# Requirement:
Print, please, exactly and only the lines between the line holding "Write a LaTeX" and the line holding "(leg1) at (462.5,315)", inclusive, omitting any pictures.

------------

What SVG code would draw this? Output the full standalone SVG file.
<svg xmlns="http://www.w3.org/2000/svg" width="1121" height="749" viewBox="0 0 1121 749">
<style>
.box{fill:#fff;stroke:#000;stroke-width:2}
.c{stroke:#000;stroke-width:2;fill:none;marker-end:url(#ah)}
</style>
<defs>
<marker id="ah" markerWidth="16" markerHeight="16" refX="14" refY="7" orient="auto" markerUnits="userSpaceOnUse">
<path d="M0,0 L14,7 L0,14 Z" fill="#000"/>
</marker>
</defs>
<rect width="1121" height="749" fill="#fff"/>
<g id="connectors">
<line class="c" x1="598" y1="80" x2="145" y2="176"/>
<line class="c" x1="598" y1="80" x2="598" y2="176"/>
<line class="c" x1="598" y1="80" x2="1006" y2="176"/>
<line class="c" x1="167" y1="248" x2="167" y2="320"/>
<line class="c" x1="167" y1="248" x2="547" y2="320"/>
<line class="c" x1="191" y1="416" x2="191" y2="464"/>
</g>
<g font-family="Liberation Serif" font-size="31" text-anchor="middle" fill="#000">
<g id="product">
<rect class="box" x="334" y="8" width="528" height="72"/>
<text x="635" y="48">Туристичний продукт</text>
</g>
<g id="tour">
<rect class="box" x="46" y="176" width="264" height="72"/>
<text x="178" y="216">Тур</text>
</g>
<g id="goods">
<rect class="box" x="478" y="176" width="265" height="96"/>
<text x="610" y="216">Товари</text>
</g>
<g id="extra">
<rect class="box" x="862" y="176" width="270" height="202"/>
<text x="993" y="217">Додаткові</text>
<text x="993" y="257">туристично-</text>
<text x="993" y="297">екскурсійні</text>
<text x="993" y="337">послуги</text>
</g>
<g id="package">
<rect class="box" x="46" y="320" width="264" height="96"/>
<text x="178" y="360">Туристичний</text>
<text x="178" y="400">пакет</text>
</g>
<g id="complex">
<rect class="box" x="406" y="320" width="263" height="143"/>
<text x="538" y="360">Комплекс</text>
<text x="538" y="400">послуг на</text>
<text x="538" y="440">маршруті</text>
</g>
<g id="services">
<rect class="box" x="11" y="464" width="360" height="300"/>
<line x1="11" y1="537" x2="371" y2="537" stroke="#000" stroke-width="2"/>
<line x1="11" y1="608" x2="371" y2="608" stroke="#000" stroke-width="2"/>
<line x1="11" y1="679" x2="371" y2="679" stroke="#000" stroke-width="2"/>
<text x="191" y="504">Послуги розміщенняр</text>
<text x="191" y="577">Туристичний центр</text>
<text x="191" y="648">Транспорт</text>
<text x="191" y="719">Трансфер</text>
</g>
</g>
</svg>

------------

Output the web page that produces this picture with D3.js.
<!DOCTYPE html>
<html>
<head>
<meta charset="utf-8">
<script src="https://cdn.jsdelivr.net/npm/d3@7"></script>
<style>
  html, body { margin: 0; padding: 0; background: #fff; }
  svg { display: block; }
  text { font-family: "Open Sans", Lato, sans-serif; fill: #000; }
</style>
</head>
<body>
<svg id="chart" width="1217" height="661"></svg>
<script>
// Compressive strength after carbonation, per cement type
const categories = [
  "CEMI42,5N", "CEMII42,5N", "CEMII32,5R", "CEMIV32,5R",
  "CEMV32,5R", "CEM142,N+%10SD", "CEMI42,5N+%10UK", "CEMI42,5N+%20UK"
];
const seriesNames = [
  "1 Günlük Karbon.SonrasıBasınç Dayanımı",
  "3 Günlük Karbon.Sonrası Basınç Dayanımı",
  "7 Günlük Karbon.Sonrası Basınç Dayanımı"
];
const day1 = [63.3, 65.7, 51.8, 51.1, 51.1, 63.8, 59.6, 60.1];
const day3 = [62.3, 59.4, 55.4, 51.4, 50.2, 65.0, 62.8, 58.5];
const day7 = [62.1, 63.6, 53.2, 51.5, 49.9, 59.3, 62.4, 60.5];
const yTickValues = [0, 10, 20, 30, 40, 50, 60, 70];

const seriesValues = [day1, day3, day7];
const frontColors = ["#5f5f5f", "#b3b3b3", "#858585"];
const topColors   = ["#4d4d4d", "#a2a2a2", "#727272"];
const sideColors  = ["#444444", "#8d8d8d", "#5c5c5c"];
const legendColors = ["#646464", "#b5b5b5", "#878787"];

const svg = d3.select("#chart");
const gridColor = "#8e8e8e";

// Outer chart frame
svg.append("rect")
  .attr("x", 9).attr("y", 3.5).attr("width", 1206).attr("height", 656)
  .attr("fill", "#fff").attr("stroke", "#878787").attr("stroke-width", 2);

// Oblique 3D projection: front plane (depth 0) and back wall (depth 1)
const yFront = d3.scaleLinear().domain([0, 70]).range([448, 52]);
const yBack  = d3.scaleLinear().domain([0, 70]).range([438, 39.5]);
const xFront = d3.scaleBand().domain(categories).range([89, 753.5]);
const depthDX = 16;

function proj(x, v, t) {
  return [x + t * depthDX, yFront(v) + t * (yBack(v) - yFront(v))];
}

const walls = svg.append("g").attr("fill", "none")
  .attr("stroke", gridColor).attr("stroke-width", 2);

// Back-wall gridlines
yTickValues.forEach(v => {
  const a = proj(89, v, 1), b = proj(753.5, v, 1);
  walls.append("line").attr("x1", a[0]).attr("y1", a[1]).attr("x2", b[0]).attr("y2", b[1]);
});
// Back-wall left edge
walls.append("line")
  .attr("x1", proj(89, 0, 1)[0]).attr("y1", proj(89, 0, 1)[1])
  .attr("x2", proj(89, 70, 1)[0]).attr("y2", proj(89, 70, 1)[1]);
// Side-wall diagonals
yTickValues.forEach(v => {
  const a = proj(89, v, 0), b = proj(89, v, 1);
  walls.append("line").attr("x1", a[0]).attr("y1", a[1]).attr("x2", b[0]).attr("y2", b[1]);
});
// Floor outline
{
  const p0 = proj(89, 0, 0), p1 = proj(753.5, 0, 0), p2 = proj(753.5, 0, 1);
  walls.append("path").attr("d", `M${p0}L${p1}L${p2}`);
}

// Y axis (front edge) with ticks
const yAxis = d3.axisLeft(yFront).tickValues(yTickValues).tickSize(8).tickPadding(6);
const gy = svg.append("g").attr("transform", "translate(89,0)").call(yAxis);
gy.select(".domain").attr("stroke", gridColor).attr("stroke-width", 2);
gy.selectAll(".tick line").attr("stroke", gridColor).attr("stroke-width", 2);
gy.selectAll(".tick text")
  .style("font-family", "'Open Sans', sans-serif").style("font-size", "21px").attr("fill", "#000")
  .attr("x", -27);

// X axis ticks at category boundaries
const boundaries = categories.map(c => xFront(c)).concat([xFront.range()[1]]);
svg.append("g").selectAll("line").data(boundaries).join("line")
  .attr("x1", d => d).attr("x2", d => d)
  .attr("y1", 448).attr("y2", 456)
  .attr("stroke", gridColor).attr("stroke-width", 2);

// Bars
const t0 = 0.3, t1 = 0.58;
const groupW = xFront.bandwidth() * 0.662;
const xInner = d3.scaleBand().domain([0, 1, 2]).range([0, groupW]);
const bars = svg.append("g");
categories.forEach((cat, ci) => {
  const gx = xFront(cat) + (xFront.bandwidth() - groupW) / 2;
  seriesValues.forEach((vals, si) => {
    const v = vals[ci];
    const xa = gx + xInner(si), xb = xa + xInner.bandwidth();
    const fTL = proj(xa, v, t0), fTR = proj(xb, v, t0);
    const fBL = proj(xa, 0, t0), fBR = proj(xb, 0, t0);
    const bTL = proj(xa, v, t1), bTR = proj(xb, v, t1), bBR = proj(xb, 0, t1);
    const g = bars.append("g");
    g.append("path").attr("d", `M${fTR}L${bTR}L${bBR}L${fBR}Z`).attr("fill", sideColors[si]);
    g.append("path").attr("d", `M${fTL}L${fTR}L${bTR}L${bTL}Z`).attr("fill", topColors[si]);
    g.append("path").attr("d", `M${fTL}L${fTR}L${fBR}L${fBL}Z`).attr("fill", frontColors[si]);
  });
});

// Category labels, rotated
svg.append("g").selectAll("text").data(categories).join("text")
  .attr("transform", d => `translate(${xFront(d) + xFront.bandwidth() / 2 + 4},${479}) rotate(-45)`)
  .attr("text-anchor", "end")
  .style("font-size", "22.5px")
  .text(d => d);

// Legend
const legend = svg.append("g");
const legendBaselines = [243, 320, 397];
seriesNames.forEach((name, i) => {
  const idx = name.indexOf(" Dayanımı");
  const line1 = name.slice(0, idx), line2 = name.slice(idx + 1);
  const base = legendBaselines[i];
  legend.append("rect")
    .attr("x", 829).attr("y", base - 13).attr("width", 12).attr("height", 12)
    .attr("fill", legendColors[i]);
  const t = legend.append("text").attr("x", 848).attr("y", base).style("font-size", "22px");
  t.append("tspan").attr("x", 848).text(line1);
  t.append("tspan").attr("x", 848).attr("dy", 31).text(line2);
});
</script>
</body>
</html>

------------

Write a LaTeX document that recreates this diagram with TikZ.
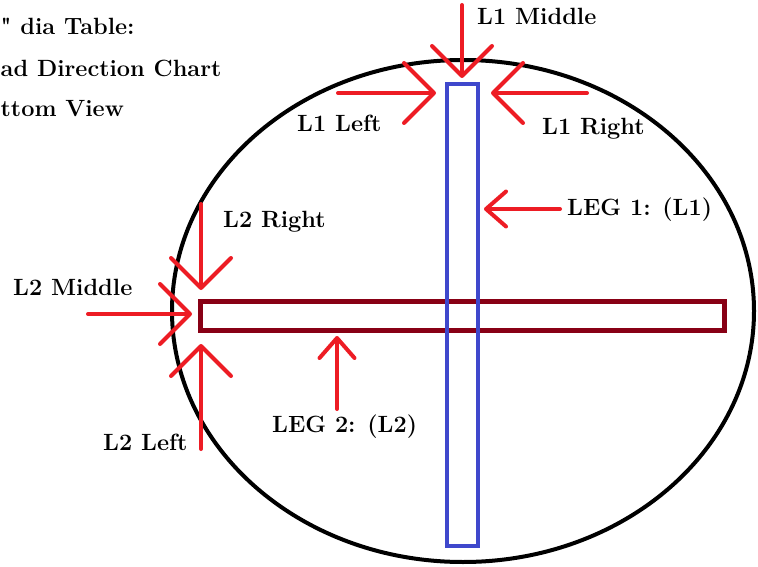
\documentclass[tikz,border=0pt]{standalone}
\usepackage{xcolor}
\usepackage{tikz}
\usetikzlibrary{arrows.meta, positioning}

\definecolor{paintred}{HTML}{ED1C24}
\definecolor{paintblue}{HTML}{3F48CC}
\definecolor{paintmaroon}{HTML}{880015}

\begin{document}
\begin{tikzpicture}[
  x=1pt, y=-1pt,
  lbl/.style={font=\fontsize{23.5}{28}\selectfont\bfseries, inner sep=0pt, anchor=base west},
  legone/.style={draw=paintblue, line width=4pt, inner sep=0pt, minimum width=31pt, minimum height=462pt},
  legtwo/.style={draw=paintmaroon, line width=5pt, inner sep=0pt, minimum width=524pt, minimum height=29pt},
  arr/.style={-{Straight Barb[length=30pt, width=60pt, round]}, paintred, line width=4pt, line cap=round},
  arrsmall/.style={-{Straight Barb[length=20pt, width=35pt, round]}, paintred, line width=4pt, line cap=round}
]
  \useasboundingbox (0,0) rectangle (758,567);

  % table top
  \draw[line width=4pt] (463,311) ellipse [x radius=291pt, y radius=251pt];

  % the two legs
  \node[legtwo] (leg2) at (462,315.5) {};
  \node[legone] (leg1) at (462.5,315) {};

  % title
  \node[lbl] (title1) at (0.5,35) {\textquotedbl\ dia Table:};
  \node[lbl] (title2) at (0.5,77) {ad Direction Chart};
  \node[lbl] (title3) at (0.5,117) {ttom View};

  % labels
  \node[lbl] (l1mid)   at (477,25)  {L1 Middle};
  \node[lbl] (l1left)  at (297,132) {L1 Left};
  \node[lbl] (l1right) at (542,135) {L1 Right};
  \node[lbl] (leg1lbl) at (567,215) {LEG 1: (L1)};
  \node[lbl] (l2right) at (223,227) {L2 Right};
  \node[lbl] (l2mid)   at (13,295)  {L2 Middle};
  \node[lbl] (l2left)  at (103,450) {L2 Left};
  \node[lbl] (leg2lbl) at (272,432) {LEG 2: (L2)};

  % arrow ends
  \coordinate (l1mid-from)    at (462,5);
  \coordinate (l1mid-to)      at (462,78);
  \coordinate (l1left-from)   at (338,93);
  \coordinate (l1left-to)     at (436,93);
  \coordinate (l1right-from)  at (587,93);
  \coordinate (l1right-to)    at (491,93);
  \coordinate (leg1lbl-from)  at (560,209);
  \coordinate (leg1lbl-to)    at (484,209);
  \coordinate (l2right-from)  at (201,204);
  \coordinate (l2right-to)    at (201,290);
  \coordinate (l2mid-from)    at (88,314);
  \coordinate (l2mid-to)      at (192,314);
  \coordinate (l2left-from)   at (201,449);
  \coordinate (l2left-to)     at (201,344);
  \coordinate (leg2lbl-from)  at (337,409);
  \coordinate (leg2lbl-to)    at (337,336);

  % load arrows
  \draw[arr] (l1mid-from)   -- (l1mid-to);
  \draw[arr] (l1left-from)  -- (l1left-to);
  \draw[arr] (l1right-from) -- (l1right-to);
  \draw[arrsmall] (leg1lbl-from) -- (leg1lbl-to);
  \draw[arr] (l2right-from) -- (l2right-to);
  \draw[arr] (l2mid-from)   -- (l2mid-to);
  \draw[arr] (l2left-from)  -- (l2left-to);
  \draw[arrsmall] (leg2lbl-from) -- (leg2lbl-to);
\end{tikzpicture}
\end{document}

------------

# Answer to the task:
Write a LaTeX document that recreates this diagram with TikZ.
\documentclass[tikz,border=0pt]{standalone}
\usepackage{xcolor}
\usepackage{tikz}
\usetikzlibrary{arrows.meta, positioning}

\definecolor{paintred}{HTML}{ED1C24}
\definecolor{paintblue}{HTML}{3F48CC}
\definecolor{paintmaroon}{HTML}{880015}

\begin{document}
\begin{tikzpicture}[
  x=1pt, y=-1pt,
  lbl/.style={font=\fontsize{23.5}{28}\selectfont\bfseries, inner sep=0pt, anchor=base west},
  legone/.style={draw=paintblue, line width=4pt, inner sep=0pt, minimum width=31pt, minimum height=462pt},
  legtwo/.style={draw=paintmaroon, line width=5pt, inner sep=0pt, minimum width=524pt, minimum height=29pt},
  arr/.style={-{Straight Barb[length=30pt, width=60pt, round]}, paintred, line width=4pt, line cap=round},
  arrsmall/.style={-{Straight Barb[length=20pt, width=35pt, round]}, paintred, line width=4pt, line cap=round}
]
  \useasboundingbox (0,0) rectangle (758,567);

  % table top
  \draw[line width=4pt] (463,311) ellipse [x radius=291pt, y radius=251pt];

  % the two legs
  \node[legtwo] (leg2) at (462,315.5) {};
  \node[legone] (leg1) at (462.5,315) {};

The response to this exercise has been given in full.